While the consequences of being caught up in a terrorist incident are clearly devastating, the likelihood of this happening is minuscule. Just over 3,400 Americans were killed by terrorist incidents between 2001 and 2014, meaning that, on average, terrorism was responsible for the death of 262 Americans per year. All in all, Americans have more chances of dying due to choking on food than in a terrorist attack so, statistically speaking, terrorism shouldn’t be a major cause for concern for most Americans.
Identity fraud, on the other hand, is much more likely to directly impact people’s lives. Javelin Strategy and research suggested that in 2016 alone, 15.4 million consumers were victims of fraud, up 16% from 2015. It is suggested the sum stolen by thieves was an astronomical $16 billion.

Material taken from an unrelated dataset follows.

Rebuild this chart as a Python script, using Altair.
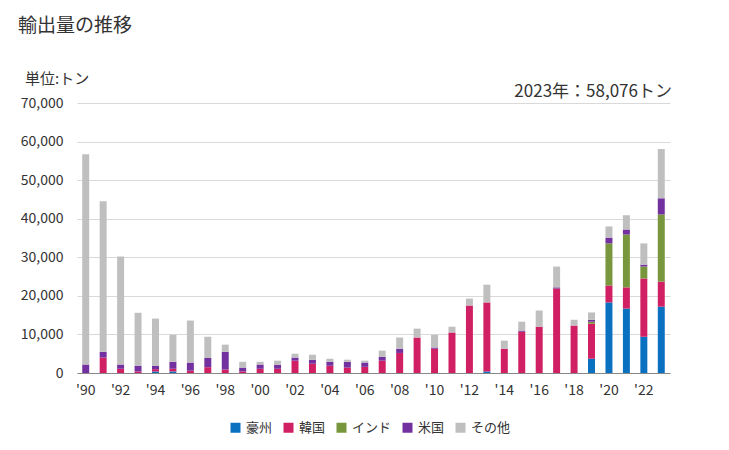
import altair as alt
import pandas as pd

years = list(range(1990, 2024))
series = ["豪州", "韓国", "インド", "米国", "その他"]
colors = ["#0a70c0", "#d01f63", "#78963c", "#7331a0", "#bfbfbf"]

# values in tonnes
australia = [0, 0, 0, 0, 400, 400, 0, 0, 0, 0, 0, 0, 0, 0, 0, 0, 0, 0, 0, 0,
             0, 0, 0, 400, 0, 0, 0, 0, 0, 3700, 18300, 16700, 9400, 17200]
korea = [0, 4000, 1100, 400, 600, 700, 600, 1500, 900, 400, 1100, 1100, 3200, 2400,
         1900, 1400, 1600, 3200, 5200, 9200, 6300, 10500, 17500, 17900, 6300, 10700,
         12000, 21900, 12300, 9100, 4400, 5500, 15100, 6500]
india = [0] * 29 + [500, 10900, 13700, 3100, 17400]
usa = [2200, 1500, 1100, 1500, 900, 1800, 2100, 2400, 4600, 1000, 1100, 1050, 800,
       1050, 1000, 1500, 1100, 1000, 1100, 0, 300, 0, 0, 0, 0, 300, 0, 300, 0, 500,
       1500, 1300, 500, 4200]
other = [54500, 39000, 28000, 13700, 12200, 7000, 10900, 5500, 1850, 1500, 700, 1050,
         1000, 1300, 800, 550, 500, 1600, 2900, 2300, 3300, 1500, 1800, 4600, 2100,
         2300, 4200, 5400, 1500, 1900, 2900, 3700, 5500, 12776]

rows = []
for i, y in enumerate(years):
    for k, (name, vals) in enumerate(zip(series, [australia, korea, india, usa, other])):
        rows.append({"year": y, "country": name, "value": vals[i], "idx": k})
df = pd.DataFrame(rows)

FONT = "Noto Sans CJK JP"

bars = alt.Chart(df).mark_bar().encode(
    x=alt.X("year:O", title=None,
            scale=alt.Scale(paddingInner=0.6, paddingOuter=0.3),
            axis=alt.Axis(labelAngle=0, ticks=False, domainColor="#888888",
                          labelExpr="(datum.value % 2 == 0) ? \"'\" + substring(toString(datum.value), 2, 4) : ''",
                          labelOverlap=False, labelPadding=10, labelFontSize=14,
                          labelColor="#333333", labelFont=FONT)),
    y=alt.Y("value:Q", title=None,
            scale=alt.Scale(domain=[0, 70000]),
            axis=alt.Axis(values=list(range(0, 70001, 10000)), format=",d", ticks=False,
                          domain=False, gridColor="#d9d9d9", labelPadding=14,
                          labelFontSize=14, labelColor="#333333", labelFont=FONT)),
    color=alt.Color("country:N", title=None,
                    scale=alt.Scale(domain=series, range=colors),
                    legend=alt.Legend(orient="none", direction="horizontal",
                                      legendX=152, legendY=318, padding=0,
                                      symbolType="square", symbolSize=100,
                                      symbolStrokeWidth=0, labelFontSize=13,
                                      labelFont=FONT, labelColor="#333333",
                                      columnPadding=9)),
    order=alt.Order("idx:Q", sort="ascending"),
)

title = alt.Chart(pd.DataFrame({"t": ["輸出量の推移"]})).mark_text(
    align="left", baseline="alphabetic", fontSize=19, font=FONT, color="#333333"
).encode(text="t:N", x=alt.value(-59), y=alt.value(-71))

unit = alt.Chart(pd.DataFrame({"t": ["単位:トン"]})).mark_text(
    align="left", baseline="alphabetic", fontSize=15, font=FONT, color="#333333"
).encode(text="t:N", x=alt.value(-52), y=alt.value(-19))

note = alt.Chart(pd.DataFrame({"t": ["2023年：58,076トン"]})).mark_text(
    align="right", baseline="alphabetic", fontSize=17, font=FONT, color="#333333"
).encode(text="t:N", x=alt.value(595), y=alt.value(-6))

chart = alt.layer(bars, title, unit, note).properties(
    width=593, height=270,
    autosize=alt.AutoSizeParams(type="none"),
    padding={"left": 69, "top": 95, "right": 51, "bottom": 70},
).configure_view(stroke=None)

chart.save("out.html", embed_options={"renderer": "svg", "actions": False})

For anyone versed in matters related to data protection, this is hardly a surprising statistic. When data breaches occur, such as the recent and devastating Yahoo breach– which affected 3 billion accounts – the online data stolen from organizations becomes a healthy pipeline of targets for fraudsters. By gaining access to sensitive customer information, fraudsters can pose as, or learn enough about an individual to successfully use their identity to facilitate fraudulent purchases. This is made easier by poor consumer password practices; reusing passwords across multiple accounts and making them painfully easy to guess to anyone adept at social engineering.
There is one way to beat this 21st–century fear: a next century solution. Companies are forging a new path towards safer accounts by leveraging multi-modal solutions, for example the field of passive behavioral biometrics. These systems analyze the way users interact with their devices (the angle at which they are held, the pressure at which buttons are pressed), and it’s coupled with patterns of behaviors based on good and bad users. This builds up a picture that can accurately identify account takeover in 99% of instances. Combining passive biometric solutions, device, location and connection with two-factor authentication helps to drastically improve an organization’s chances of catching fraudsters in the act, and protecting their customers from the disastrous realities of banking fraud.
So, despite initial appearances, Americans are right to be more fearful of identity fraud than terrorism. Now it’s on the businesses to up their game in fraud security and put those fears to bed.